The competition to earn a spot as one of Startup50-Network World’s 10 Hot Storage Startups to Watch began with 58 nominees.
The competition consists of three separate rounds, with a variety of data points accumulating as we progress. We’ll use these data points to distinguish good-bet startups from high-risk longshots.
Round One: Will Readers Care?
In Round 1, I evaluate each nomination with an eye primarily towards startup-audience fit. Network World’s audience consists primarily of enterprise IT pros, so the startups in the final roundup must appeal to that demographic.
Startups were cut in Round 1 for a variety of reasons, but the most common was that they are not enterprise storage startups. Why vehicle storage, peer-to-peer physical storage sharing, or backyard tornado-proof dome startups – to name only a few examples – are pitching a Network World competition is a mystery to me.
Poor startup-audience fit is a major consideration that I cannot ignore if I want editors to keep commissioning these startup competitions.
A few other “startups” were eliminated because they aren’t startups. Others were cut because they belong under a different enterprise-tech umbrella, such as Big Data, cloud, or IoT. (Hopefully, we’ll have competitions for most of those other sectors in the future.)
And, finally, a handful of startups were knocked out because they failed to follow directions. (Pro tip: I’m dealing with 50+ nominations for these competitions. If you don’t meet the requirements I set forth in my query, or you force me to do the legwork I asked you to do, I’m just going to hit delete. Problem solved.)
Round 1 eliminated 19 startups.
Round 2: Online Voting
After the first set of cuts, we’re left with 39 storage startups that range from high-risk/high-reward stealth-mode startups to more established startups with big-dollar VC rounds in their back pockets.
Each could be the next big thing in storage, and I need your help to narrow down the field!
To learn more about these 39 storage startups, refer to our Hot Storage Startups Contenders post.
Vote for your favorite storage startups!
The top 20 vote-getters will move on to Round 3, while the bottom 19 will be eliminated.
How We’ll Evaluate Startups in Round 3
Startups that accumulate enough votes to enter Round 3 will be evaluated on the following criteria:
- The uniqueness and strength of your value proposition
- Funding
- Named customers
- The strength of your market niche (i.e., is there a good mix of incumbents and hot startups?)

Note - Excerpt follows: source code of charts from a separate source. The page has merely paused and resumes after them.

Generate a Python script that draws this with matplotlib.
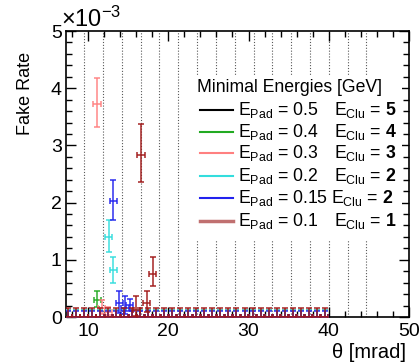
import numpy as np
import matplotlib
matplotlib.use("Agg")
import matplotlib.pyplot as plt
from matplotlib.lines import Line2D
from matplotlib.patches import Rectangle

plt.rcParams['font.family'] = ['Liberation Sans', 'DejaVu Sans']
plt.rcParams['mathtext.fontset'] = 'custom'
plt.rcParams['mathtext.rm'] = 'Liberation Sans'
plt.rcParams['mathtext.bf'] = 'Liberation Sans:bold'
plt.rcParams['mathtext.it'] = 'Liberation Sans:italic'
plt.rcParams['mathtext.default'] = 'rm'

# theta bins (mrad) where the fake rate is zero, shared by all settings
theta_bins = [7.5, 8.5, 9.5, 10.5, 11.5, 12.5, 13.5, 14.5, 15.5, 16.5, 17.5,
              18.5, 19.5, 20.5, 21.5, 22.5, 23.5, 24.5, 25.5, 26.5, 27.5, 28.5,
              29.5, 30.5, 31.5, 32.5, 33.5, 34.5, 35.5, 36.5, 37.5, 38.5, 39.5]

# settings: (E_pad, E_clu)
e_pad = ['0.5', '0.4', '0.3', '0.2', '0.15', '0.1']
e_clu = ['5', '4', '3', '2', '2', '1']
colors = ['#000000', '#22aa22', '#ff8080', '#33dddd', '#2222ee', '#a01818']
legend_colors = ['#000000', '#22aa22', '#ff8080', '#33dddd', '#2222ee', '#c07070']

# upper error of the zero bins (x 1e-3)
zero_err = [0.12, 0.12, 0.13, 0.12, 0.10, 0.15]

# non-zero points: theta, rate, +err, -err  (rate in units of 1e-3)
nz_x = [[], [11.15], [11.1, 11.7, 12.5], [12.55, 13.15],
        [13.15, 13.9, 14.6, 15.2], [16.0, 16.6, 17.3, 18.05]]
nz_y = [[], [0.29], [3.72, 0.16, 0.09], [1.40, 0.82],
        [2.02, 0.24, 0.16, 0.21], [0.12, 2.83, 0.24, 0.75]]
nz_up = [[], [0.16], [0.46, 0.14, 0.08], [0.30, 0.23],
         [0.37, 0.21, 0.21, 0.10], [0.24, 0.54, 0.22, 0.30]]
nz_dn = [[], [0.11], [0.40, 0.10, 0.06], [0.27, 0.22],
         [0.32, 0.17, 0.10, 0.10], [0.10, 0.47, 0.15, 0.21]]

fig = plt.figure(figsize=(4.2, 3.63), dpi=100)
ax = fig.add_axes([66/420, 1-317/363, (409-66)/420, (317-31)/363])

# pad boundaries
for xv in np.linspace(9.5, 44.7, 16):
    ax.axvline(xv, color='0.35', lw=0.8, ls=(0, (1, 1.6)), zorder=0)

for i in range(6):
    zb = np.array(theta_bins)
    ax.errorbar(zb, np.zeros(len(zb)), xerr=0.45,
                yerr=[np.zeros(len(zb)), np.full(len(zb), zero_err[i])],
                fmt='none', ecolor=colors[i], elinewidth=1.3, capsize=2.2,
                capthick=1.3, alpha=0.8, zorder=2+i)
    if nz_x[i]:
        ax.errorbar(nz_x[i], nz_y[i], xerr=0.45, yerr=[nz_dn[i], nz_up[i]],
                    fmt='none', ecolor=colors[i], elinewidth=1.3, capsize=2.2,
                    capthick=1.3, alpha=0.8, zorder=2+i)

ax.set_xlim(7.25, 50)
ax.set_ylim(0, 5)
ax.set_xticks([10, 20, 30, 40, 50])
ax.set_xticks(np.arange(8, 50, 2), minor=True)
ax.set_yticks([0, 1, 2, 3, 4, 5])
ax.set_yticks(np.arange(0, 5, 0.2), minor=True)
ax.tick_params(which='both', direction='in', top=True, right=True,
               labelsize=14, width=1)
ax.tick_params(which='major', length=7)
ax.tick_params(which='minor', length=4)
ax.tick_params(axis='x', pad=4)
ax.tick_params(axis='y', pad=3)
for s in ax.spines.values():
    s.set_linewidth(1.2)

px = lambda x: x / 420
py = lambda y: 1 - y / 363

fig.text(px(61), py(27), '×10$^{-3}$', fontsize=17, ha='left', va='baseline')
fig.text(px(25), py(52), 'Fake Rate', fontsize=13, rotation=90,
         ha='center', va='top')
fig.text(px(406), py(362), 'θ [mrad]', fontsize=14.5, ha='right', va='bottom')

# legend box drawn by hand
fig.add_artist(Rectangle((px(192), py(240)), px(402) - px(192), py(75) - py(240),
                         transform=fig.transFigure, facecolor='white',
                         edgecolor='none', zorder=10))
fig.text(px(197), py(88), 'Minimal Energies [GeV]', fontsize=12.7,
         ha='left', va='center', zorder=11)
rows = [110, 132, 153, 176, 198, 221]
for i in range(6):
    fig.add_artist(Line2D([px(200), px(233)], [py(rows[i]), py(rows[i])],
                          color=legend_colors[i], lw=1.5 if i < 5 else 2.5,
                          zorder=11))
    fig.text(px(238), py(rows[i]), 'E$_{Pad}$ = ' + e_pad[i], fontsize=12.7,
             ha='left', va='center', zorder=11)
    fig.text(px(334 if i != 4 else 331), py(rows[i]),
             'E$_{Clu}$ = $\\mathbf{' + e_clu[i] + '}$', fontsize=12.7,
             ha='left', va='center', zorder=11)

fig.savefig('out.png', dpi=100)
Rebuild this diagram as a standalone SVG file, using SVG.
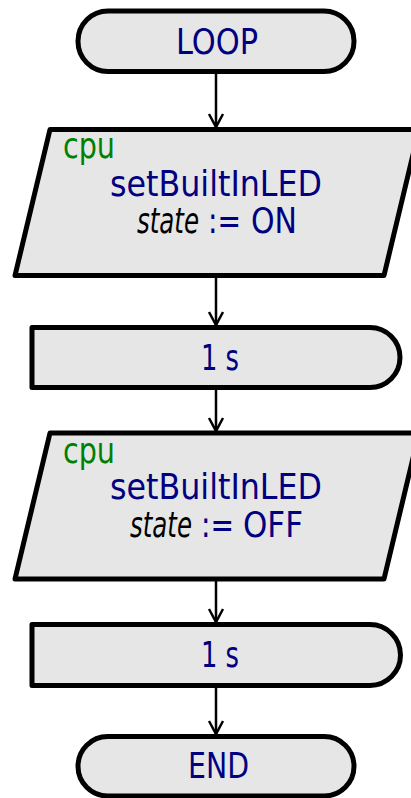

- The strength of your most direct competitors (i.e., if you’re targeting a bunch of no-names or have “no competitors,” we’re not going to believe you’re positioned in a viable market.)
- The track record of your C-level execs and co-founders
- The B.S. Detector test
Wait, you use B.S. detector as part of your evaluation? Really?
Yep. Really.
Well, okay. Kind of really.
I’ve been evaluating startups since the dotcom bubble started to inflate. So, I’ve been working with, in, and around tech startups for close to two decades now.
In those years, this old dog has learned some new tricks. For instance, I’ve developed shortcuts and tripwires that help me avoid B.S. startups. You know the ones, those startups who are “leading providers” before they even ship their first product, who have “no competitors,” or who “are going to be bigger than Uber” or Google or Airbnb, etc.
Of course, a certain degree of hyperbole is inevitable. Comes with the territory. All startups do it, but there’s a difference between well-earned confidence and blatant B.S.
There’s a difference between a startup full of over-enthusiastic employees and startups that have been breathing their own exhaust for way too long.
I’m not going to reveal any more about my tricks here, but let’s just say that if you seem too good to be true, I’m going to suspect that you are.
If I ask you about the problem you solve, your target market, and your ideal customers, and, instead, you just pepper me with boilerplate about how great you are. . . well, you’re going to have a tough time making the final 10.
And that’s all there is to it.
Good luck to our 39 remaining startups! It’s a tough competition. Congratulations for joining it!